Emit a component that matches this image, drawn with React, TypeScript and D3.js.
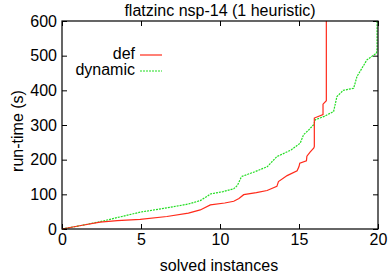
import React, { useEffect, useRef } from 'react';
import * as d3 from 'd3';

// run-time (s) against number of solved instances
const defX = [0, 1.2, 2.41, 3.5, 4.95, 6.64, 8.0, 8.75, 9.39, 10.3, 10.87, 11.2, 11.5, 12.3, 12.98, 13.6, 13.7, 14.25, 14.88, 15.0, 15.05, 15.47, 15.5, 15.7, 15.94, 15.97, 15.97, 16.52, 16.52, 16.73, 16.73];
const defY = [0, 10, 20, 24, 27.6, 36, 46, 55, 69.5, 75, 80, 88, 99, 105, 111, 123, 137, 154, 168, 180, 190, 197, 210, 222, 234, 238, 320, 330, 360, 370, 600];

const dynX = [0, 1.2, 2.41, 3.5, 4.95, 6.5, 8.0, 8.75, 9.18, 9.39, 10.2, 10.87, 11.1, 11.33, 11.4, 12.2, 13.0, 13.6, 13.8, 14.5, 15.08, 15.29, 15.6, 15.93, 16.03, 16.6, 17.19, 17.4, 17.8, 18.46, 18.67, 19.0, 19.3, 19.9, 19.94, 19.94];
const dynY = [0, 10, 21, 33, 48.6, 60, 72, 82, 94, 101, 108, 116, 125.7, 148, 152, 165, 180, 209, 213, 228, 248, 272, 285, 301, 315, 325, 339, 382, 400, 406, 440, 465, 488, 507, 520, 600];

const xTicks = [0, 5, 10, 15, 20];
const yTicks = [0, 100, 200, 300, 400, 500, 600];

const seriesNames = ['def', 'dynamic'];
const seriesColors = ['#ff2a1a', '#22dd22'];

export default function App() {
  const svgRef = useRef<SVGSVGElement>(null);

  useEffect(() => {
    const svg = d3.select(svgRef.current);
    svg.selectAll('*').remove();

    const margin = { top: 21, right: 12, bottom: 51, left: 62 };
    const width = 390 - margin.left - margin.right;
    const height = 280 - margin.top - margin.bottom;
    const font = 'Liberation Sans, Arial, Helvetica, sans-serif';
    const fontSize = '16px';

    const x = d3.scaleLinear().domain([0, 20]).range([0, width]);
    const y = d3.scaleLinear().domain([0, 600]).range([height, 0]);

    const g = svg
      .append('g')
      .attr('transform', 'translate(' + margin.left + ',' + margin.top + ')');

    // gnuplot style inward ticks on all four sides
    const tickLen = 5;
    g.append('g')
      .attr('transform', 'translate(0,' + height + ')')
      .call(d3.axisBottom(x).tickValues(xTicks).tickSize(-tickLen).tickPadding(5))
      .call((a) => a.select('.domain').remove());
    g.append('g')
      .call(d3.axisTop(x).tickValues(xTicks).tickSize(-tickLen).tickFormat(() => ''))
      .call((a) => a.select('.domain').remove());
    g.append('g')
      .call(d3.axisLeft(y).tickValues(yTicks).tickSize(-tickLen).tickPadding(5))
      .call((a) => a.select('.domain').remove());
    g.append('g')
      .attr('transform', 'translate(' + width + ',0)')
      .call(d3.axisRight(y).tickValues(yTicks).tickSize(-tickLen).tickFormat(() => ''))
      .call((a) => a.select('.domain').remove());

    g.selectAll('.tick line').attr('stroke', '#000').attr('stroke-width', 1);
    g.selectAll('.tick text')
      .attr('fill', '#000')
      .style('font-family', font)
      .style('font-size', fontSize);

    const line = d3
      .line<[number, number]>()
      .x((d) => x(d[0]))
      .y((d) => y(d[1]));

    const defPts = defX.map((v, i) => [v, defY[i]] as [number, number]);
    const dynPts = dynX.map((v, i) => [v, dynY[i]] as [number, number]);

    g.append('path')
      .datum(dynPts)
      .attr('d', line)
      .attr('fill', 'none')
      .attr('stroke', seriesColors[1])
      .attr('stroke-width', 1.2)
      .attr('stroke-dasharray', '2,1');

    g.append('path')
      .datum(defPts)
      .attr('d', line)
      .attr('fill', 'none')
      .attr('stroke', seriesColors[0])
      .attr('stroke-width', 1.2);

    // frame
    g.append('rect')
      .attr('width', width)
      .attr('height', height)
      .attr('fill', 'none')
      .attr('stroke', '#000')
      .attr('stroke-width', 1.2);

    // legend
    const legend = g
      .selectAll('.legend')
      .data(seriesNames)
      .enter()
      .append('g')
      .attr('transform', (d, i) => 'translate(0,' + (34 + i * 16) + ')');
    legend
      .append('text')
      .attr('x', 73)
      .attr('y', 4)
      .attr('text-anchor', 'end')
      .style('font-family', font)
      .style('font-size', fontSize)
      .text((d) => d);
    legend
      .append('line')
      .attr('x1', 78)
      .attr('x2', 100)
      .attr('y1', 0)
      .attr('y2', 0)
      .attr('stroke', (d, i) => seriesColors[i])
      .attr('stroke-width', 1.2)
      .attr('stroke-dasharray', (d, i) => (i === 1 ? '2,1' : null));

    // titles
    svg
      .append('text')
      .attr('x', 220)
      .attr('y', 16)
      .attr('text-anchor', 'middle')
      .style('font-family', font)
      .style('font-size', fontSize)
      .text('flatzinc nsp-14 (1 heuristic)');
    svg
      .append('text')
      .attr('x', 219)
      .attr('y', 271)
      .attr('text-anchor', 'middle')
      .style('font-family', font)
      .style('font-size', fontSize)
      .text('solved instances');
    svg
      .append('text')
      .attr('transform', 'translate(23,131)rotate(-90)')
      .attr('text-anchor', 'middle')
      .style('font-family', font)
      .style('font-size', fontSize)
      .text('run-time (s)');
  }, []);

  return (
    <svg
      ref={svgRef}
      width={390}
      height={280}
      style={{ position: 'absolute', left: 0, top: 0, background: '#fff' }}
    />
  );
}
--
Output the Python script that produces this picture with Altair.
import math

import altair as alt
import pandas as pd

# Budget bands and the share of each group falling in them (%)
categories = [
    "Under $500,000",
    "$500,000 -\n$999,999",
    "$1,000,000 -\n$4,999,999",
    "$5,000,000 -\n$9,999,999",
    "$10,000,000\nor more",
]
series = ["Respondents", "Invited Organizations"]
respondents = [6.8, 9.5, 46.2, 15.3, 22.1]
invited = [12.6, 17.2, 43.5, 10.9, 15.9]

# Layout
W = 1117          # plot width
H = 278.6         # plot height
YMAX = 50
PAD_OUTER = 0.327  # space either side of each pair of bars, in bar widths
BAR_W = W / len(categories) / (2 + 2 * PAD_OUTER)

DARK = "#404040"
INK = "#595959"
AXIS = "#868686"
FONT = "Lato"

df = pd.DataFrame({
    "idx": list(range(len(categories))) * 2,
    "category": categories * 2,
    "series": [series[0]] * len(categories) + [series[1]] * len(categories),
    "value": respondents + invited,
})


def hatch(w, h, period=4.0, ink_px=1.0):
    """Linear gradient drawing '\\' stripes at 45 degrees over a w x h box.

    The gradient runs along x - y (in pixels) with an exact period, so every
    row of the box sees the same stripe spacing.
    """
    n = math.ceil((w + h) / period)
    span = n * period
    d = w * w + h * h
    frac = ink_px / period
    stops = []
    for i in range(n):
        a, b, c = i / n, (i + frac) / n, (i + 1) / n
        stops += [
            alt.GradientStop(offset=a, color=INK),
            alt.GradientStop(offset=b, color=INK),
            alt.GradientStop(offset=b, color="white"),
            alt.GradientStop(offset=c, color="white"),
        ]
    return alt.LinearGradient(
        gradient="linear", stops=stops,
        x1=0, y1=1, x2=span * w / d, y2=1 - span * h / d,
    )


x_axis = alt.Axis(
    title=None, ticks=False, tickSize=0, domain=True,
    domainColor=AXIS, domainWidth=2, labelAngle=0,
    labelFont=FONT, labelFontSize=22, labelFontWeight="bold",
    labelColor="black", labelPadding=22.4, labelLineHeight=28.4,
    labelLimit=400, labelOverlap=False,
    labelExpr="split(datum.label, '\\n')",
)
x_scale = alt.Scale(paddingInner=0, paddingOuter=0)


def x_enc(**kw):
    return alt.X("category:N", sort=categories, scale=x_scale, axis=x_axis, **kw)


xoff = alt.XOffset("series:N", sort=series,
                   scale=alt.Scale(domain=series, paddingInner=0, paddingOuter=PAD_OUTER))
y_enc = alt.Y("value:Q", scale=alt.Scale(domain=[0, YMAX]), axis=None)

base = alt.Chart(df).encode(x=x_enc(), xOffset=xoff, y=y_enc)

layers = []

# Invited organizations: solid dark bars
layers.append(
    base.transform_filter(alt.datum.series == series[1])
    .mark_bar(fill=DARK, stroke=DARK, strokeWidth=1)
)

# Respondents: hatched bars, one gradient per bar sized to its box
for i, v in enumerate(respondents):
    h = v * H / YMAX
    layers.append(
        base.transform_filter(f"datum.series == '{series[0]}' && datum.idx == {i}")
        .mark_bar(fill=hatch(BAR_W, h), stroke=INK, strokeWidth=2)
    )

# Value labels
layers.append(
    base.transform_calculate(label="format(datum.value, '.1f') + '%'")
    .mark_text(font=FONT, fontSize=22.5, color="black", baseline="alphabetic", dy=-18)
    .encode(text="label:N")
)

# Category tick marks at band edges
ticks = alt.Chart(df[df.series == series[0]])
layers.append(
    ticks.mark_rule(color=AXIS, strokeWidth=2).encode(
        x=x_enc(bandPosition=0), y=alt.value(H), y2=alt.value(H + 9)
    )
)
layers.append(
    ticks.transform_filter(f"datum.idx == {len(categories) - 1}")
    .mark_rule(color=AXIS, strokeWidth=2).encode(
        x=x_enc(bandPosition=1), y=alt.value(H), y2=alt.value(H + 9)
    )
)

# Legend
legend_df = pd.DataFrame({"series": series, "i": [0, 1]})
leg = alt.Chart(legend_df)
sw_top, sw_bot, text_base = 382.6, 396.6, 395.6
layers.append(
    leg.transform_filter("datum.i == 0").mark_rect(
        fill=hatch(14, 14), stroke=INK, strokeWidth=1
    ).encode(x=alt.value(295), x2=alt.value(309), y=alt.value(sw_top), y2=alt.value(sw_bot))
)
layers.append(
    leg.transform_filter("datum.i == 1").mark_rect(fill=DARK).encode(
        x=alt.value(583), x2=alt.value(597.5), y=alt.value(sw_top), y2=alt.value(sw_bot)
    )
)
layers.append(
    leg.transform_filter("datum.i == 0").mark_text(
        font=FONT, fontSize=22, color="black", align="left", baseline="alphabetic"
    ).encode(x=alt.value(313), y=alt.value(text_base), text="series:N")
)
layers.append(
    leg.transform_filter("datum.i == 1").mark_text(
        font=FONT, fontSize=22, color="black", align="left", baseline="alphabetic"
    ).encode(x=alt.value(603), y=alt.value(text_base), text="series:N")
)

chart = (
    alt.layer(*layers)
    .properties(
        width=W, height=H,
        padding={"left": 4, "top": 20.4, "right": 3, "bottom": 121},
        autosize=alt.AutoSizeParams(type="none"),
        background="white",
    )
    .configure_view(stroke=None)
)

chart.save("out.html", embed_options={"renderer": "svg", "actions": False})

▸ WORK INSTRUCTIONS: Could you quote, word for word, only the lines from the one containing "Emit a component" through the one containing "import * as d3 from 'd3';", both included, and leave out any pictures?

▸ OUTPUT FOR THIS EXERCISE:
Emit a component that matches this image, drawn with React, TypeScript and D3.js.
import React, { useEffect, useRef } from 'react';
import * as d3 from 'd3';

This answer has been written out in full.